What Do American Wine Consumers Want? Fruity, a Little Sweet and Not Expensive

A survey of wine drinkers shows that their preferences are varied, but a few rules still apply
What Do American Wine Consumers Want? Fruity, a Little Sweet and Not Expensive
Asked to select the types of wine they like, 74 percent picked red, 72 percent white and 43 rosé. (Thinkstock/Zoonar)
Nov 12, 2015

Winemaking and grapegrowing are passions, but they’re also businesses. Every winemaker wants to know what consumers are looking for in a bottle. To try to answer that question, Sonoma State University and the Wine Business Institute conducted their second-annual survey of American wine-consumer preferences, releasing the results this week.

They found that when it comes to wine, the American consumer still loves Chardonnay and Merlot, prefers fruity or semi-sweet wines to dry and tannic, and says that price is the No. 1 factor in deciding what to buy.

“We set out to understand what the pulse point is of the American wine consumer,” said Dr. Liz Thach, a professor of management and wine business who headed the survey for Sonoma State with her colleague Dr. Kathryn Chang. (Thach has contributed stories to Wine Spectator.) Their team surveyed 1,072 American wine consumers, ranging from ages 21 to 68, from every state, 59 percent of them women. Ethnicity was 65 percent Caucasian, 13 percent Hispanic, 11 percent African American and 11 percent Asian. The median annual income of the sample was $50,000 to $69,999, with 18 percent making more than $100,000 per year.

“It always surprises me,” said Thach. “When you talk to the everyday American, they still love Chardonnay and Merlot.” Despite strong growth of red blends, Pinot Noir and lesser-known white wines in recent years, when subjects were asked to pick their favorite grapes from a list, 50 percent included Chardonnay and 49 percent included Merlot in their selections (respondents could pick as many as they wanted). About 41 percent chose white Zinfandel, 40 percent selected Pinot Grigio and 38 percent chose Cabernet Sauvignon and Pinot Noir.

Dan Wildermuth, vice president of marketing for Rodney Strong in Sonoma, was surprised to see Merlot at the top and believes it's because Merlot is typically the base for red blends. “As certain varietals grow, they cannibalize others, and the red blend category is growing at the expense of Merlot,” he said.

Those red blends may be onto another thing, the study found. Asked to describe their favorite types of wines, 58 percent said “fruity,” 57 percent chose “semi-sweet” and 56 percent chose “smooth.” Many red blends currently selling well on the market fit that description.

While there’s been an intense focus on dry wines in recent years, the survey suggests that table wines with some sweetness still sell. Only 26 percent of respondents favored dry styles. “This is the perfect example of the American palate,” said Thach, pointing to the California Pinot Noir brand Meiomi, which has grown rapidly in recent years. Thach finds it a quintessential example of what American wine drinkers want: a plush and intensely fruity red.

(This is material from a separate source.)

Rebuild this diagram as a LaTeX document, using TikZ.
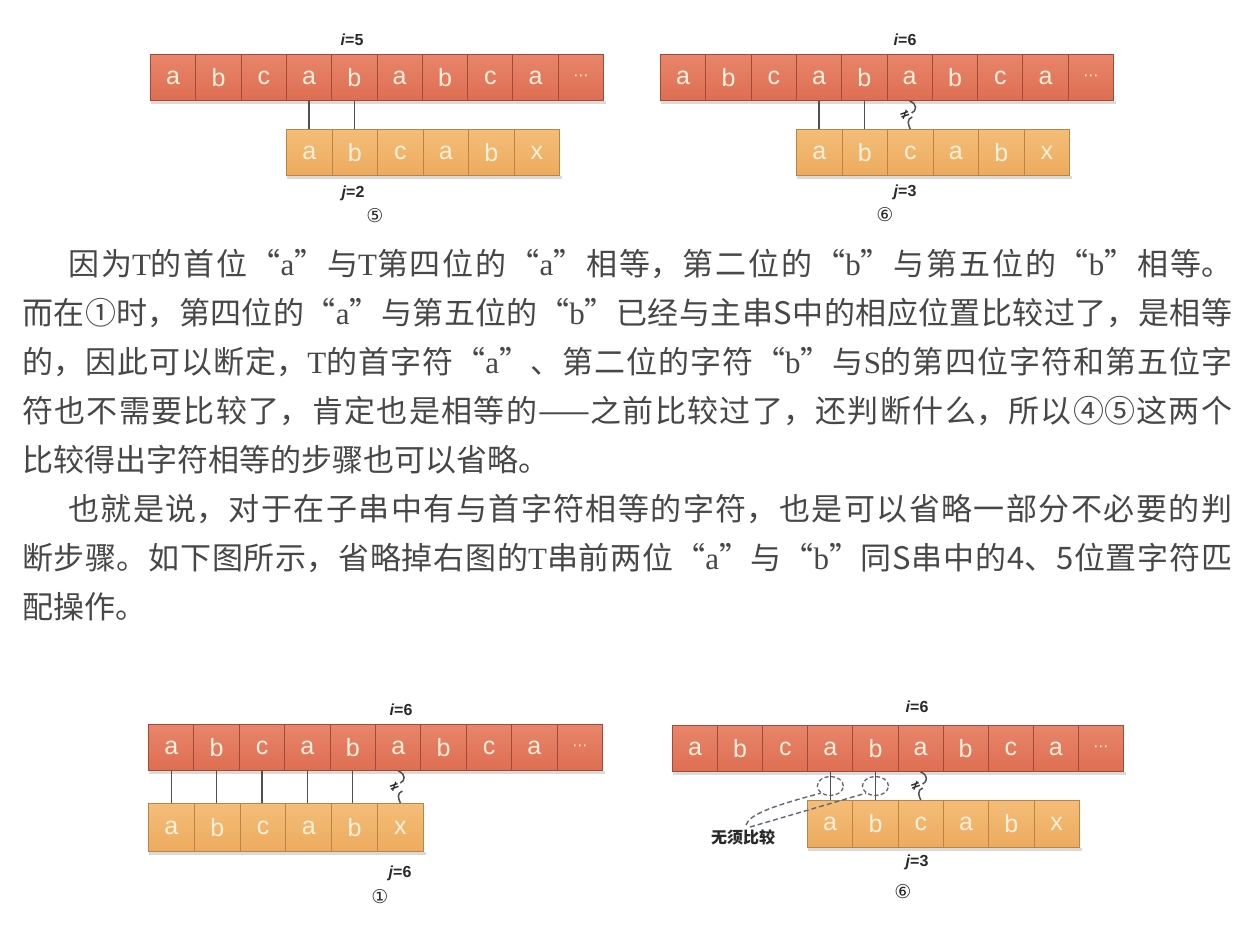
\documentclass[tikz,border=0pt]{standalone}
\usepackage{fontspec}
\setmainfont{Liberation Serif}
\newfontfamily\cjk{Noto Sans CJK SC}
\newfontfamily\latf{Liberation Serif}
\newfontfamily\lsans{Liberation Sans}
\newfontfamily\djv{DejaVu Sans}
\usetikzlibrary{calc,shapes.geometric}
\XeTeXlinebreaklocale "zh"
\XeTeXlinebreakskip=0pt plus 8pt
\definecolor{topfill}{HTML}{DE6E52}
\definecolor{toplight}{HTML}{E8856A}
\definecolor{topedge}{HTML}{A04A37}
\definecolor{botfill}{HTML}{EDAB5E}
\definecolor{botlight}{HTML}{F4BD78}
\definecolor{botedge}{HTML}{B98546}
\definecolor{celltxt}{HTML}{FBF0DC}
\definecolor{ink}{HTML}{2A2A2A}
\definecolor{bodyc}{HTML}{474747}
\definecolor{linkc}{HTML}{505050}
\definecolor{dashc}{HTML}{5E6678}
\definecolor{shadowc}{HTML}{DADADA}
\newcommand\lat[1]{{\latf #1}}
\newcommand\cellfont{\lsans\fontsize{25}{30}\selectfont}
\newcommand\lblfont{\lsans\bfseries\fontsize{16}{19}\selectfont}
\newcommand\circfont{\djv\fontsize{19}{22}\selectfont}
\newcommand\bodyfont{\cjk\fontsize{31}{44}\selectfont}
\newcommand\dotsym{{\djv\fontsize{15}{15}\selectfont ⋯}}
\newcommand\neqlink[2]{%
  \draw[link, line width=1.5pt] (#1) .. controls ($(#1)+(8,3)$) and ($(#1)+(7,10)$) .. ($(#1)+(2,12)$);
  \draw[link, line width=1.5pt] ($(#2)+(2,-12)$) .. controls ($(#2)+(-4,-10)$) and ($(#2)+(-2,-4)$) .. (#2);
  \node[neqmark] at ($(#1)!0.5!(#2)+(-5,0)$) {≠};
}
\newcommand\rowshadow[2]{%
  \fill[shadowc] ($(#1.south west)+(1,0)$) rectangle ($(#2.south east)+(2,3)$);
}
\begin{document}
\begin{tikzpicture}[x=1pt,y=-1pt,
  tcell/.style={draw=topedge, top color=toplight, bottom color=topfill, line width=1pt,
    minimum width=45.3pt, minimum height=46pt, inner sep=0pt, anchor=north west,
    text=celltxt, font=\cellfont},
  bcell/.style={draw=botedge, top color=botlight, bottom color=botfill, line width=1pt,
    minimum width=45.5pt, minimum height=46pt, inner sep=0pt, anchor=north west,
    text=celltxt, font=\cellfont},
  link/.style={draw=linkc, line width=1.2pt},
  lbl/.style={font=\lblfont, text=ink, inner sep=1pt},
  circ/.style={font=\circfont, text=ink, inner sep=1pt},
  neqmark/.style={font=\djv\bfseries\fontsize{13}{13}\selectfont, text=ink, inner sep=0pt, rotate=20},
  ell/.style={ellipse, draw=dashc, dash pattern=on 4pt off 2.5pt, line width=1.3pt, minimum width=26pt, minimum height=19pt, inner sep=0pt},
  dashl/.style={draw=dashc, dash pattern=on 5pt off 3pt, line width=1.4pt},
  para/.style={anchor=base west, inner sep=0pt, text width=1210pt, align=justify, font=\bodyfont, text=bodyc}
]
\useasboundingbox (0,0) rectangle (1253,928);
\fill[white] (0,0) rectangle (1253,928);

% ---------- diagram 5 (top left)
\foreach \c [count=\k] in {a,b,c,a,b,a,b,c,a,\dotsym}
  \node[tcell] (sa\k) at ({150+45.3*(\k-1)},54) {\c};
\foreach \c [count=\k] in {a,b,c,a,b,x}
  \node[bcell] (ta\k) at ({286+45.5*(\k-1)},129) {\c};
\rowshadow{sa1}{sa10}
\rowshadow{ta1}{ta6}
\draw[link] (sa4.south) -- (sa4.south |- ta1.north);
\draw[link] (sa5.south) -- (sa5.south |- ta2.north);
\node[lbl] (ia) at (352,40) {\textit{i}=5};
\node[lbl] (ja) at (353,193) {\textit{j}=2};
\node[circ] (na) at (375,216) {⑤};

% ---------- diagram 6 (top right)
\foreach \c [count=\k] in {a,b,c,a,b,a,b,c,a,\dotsym}
  \node[tcell] (sb\k) at ({660+45.3*(\k-1)},54) {\c};
\foreach \c [count=\k] in {a,b,c,a,b,x}
  \node[bcell] (tb\k) at ({796+45.5*(\k-1)},129) {\c};
\rowshadow{sb1}{sb10}
\rowshadow{tb1}{tb6}
\draw[link] (sb4.south) -- (sb4.south |- tb1.north);
\draw[link] (sb5.south) -- (sb5.south |- tb2.north);
\neqlink{sb6.south}{tb3.north}
\node[lbl] (ib) at (905,40) {\textit{i}=6};
\node[lbl] (jb) at (905,192) {\textit{j}=3};
\node[circ] (nb) at (885,215) {⑥};

% ---------- text
\node[para] (l1) at (22,275) {\parfillskip=0pt\hspace*{46pt}因为\lat{T}的首位“\lat{a}”与\lat{T}第四位的“\lat{a}”相等，第二位的“\lat{b}”与第五位的“\lat{b}”相等。\par};
\node[para] (l2) at (22,324) {\parfillskip=0pt 而在①时，第四位的“\lat{a}”与第五位的“\lat{b}”已经与主串S中的相应位置比较过了，是相等\par};
\node[para] (l3) at (22,373) {\parfillskip=0pt 的，因此可以断定，\lat{T}的首字符“\lat{a}”、第二位的字符“\lat{b}”与\lat{S}的第四位字符和第五位字\par};
\node[para] (l4) at (22,422) {\parfillskip=0pt 符也不需要比较了，肯定也是相等的——之前比较过了，还判断什么，所以④⑤这两个\par};
\node[para] (l5) at (22,471) {比较得出字符相等的步骤也可以省略。};
\node[para] (l6) at (22,520) {\parfillskip=0pt\hspace*{46pt}也就是说，对于在子串中有与首字符相等的字符，也是可以省略一部分不必要的判\par};
\node[para] (l7) at (22,569) {\parfillskip=0pt 断步骤。如下图所示，省略掉右图的\lat{T}串前两位“\lat{a}”与“\lat{b}”同S串中的4、5位置字符匹\par};
\node[para] (l8) at (22,618) {配操作。};

% ---------- diagram 1 (bottom left)
\foreach \c [count=\k] in {a,b,c,a,b,a,b,c,a,\dotsym}
  \node[tcell, minimum width=45.4pt] (sc\k) at ({148+45.4*(\k-1)},724) {\c};
\foreach \c [count=\k] in {a,b,c,a,b,x}
  \node[bcell, minimum width=45.8pt, minimum height=48pt] (tc\k) at ({148+45.8*(\k-1)},803) {\c};
\rowshadow{sc1}{sc10}
\rowshadow{tc1}{tc6}
\foreach \k in {1,...,5}
  \draw[link] (sc\k.south) -- (sc\k.south |- tc\k.north);
\neqlink{sc6.south}{tc6.north}
\node[lbl] (ic) at (401,710) {\textit{i}=6};
\node[lbl] (jc) at (400,873) {\textit{j}=6};
\node[circ] (nc) at (380,897) {①};

% ---------- diagram 6 (bottom right)
\foreach \c [count=\k] in {a,b,c,a,b,a,b,c,a,\dotsym}
  \node[tcell, minimum width=45.1pt] (sd\k) at ({672+45.1*(\k-1)},725) {\c};
\foreach \c [count=\k] in {a,b,c,a,b,x}
  \node[bcell, minimum width=45.3pt, minimum height=47pt] (td\k) at ({807+45.3*(\k-1)},800) {\c};
\rowshadow{sd1}{sd10}
\rowshadow{td1}{td6}
\draw[link] (sd4.south) -- (sd4.south |- td1.north) coordinate[midway] (m1);
\draw[link] (sd5.south) -- (sd5.south |- td2.north) coordinate[midway] (m2);
\neqlink{sd6.south}{td3.north}
\node[ell] (e1) at (m1) {};
\node[ell] (e2) at (m2) {};
\node[font=\cjk\bfseries\fontsize{16}{19}\selectfont, text=ink, inner sep=1pt] (wx) at (743,837) {无须比较};
\draw[dashl] ($(wx.north)+(3,-3)$) .. controls ($(wx.north)+(6,-14)$) and ($(e1.south west)+(-45,12)$) .. (e1.south west);
\draw[dashl] ($(wx.north)+(7,-1)$) -- (e2.south west);
\node[lbl] (id) at (917,707) {\textit{i}=6};
\node[lbl] (jd) at (917,862) {\textit{j}=3};
\node[circ] (nd) at (903,892) {⑥};
\end{tikzpicture}
\end{document}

Marcia Kunde Mickelson, at Kunde Family Estate, thinks sweet is a part of our culture. “Perhaps people like to say they like dry, but a touch of sweetness isn’t a bad thing,” she said. Mickelson did note that semi-sweet wines are not what they see driving sales at Kunde, however, suggesting that there continues to be room for dry wines depending on the consumer.

Meiomi sells for about $22 a bottle, making it a slight splurge for the average survey respondent. The results showed that 72 percent said cost was the most important factor when selecting a wine, and half said they typically spent $10 to $20 for wine when drinking at home.

So who are these wine drinkers? Only four percent of the sample rated themselves as experts, while 21 percent said they had advanced knowledge. However, the majority ranked themselves as having intermediate to novice wine knowledge. More than half consumed wine daily or several times per week, while the remaining said they were occasional drinkers.

According to Thach, those who identified themselves as connoisseurs or advanced in the survey were willing to spend more and showed a preference for dry and more tannic wines. She also noted that it’s not just the older generations that put themselves into these categories. “Baby boomers are still the bread and butter when it comes purchasing wine, but we found that the 30-plus segment of millennials [30 to 37 years old] are really into wine,” she said.

Asked why they drink wine, the largest majority of respondents, 83 percent, said because they like the taste, followed by relaxation and socialization reasons. Also, 57 percent said they drink wine because it goes well with food.

Mickelson says that wineries need to appeal to all those reasons in their sales pitch. “When we market wines, we think it's important to convey the message that wine enhances life,” she said.

So what does this mean for the industry? While the results offer interesting insights into the American wine drinker, Wildermuth noted that the survey had a large slant toward the millennial group, with 56 percent of the sample between the ages of 21 and 37. “They don’t have the purchasing power yet, but the survey reinforces and validates our own research,” he said. That may influence wineries’ decisions in years to come.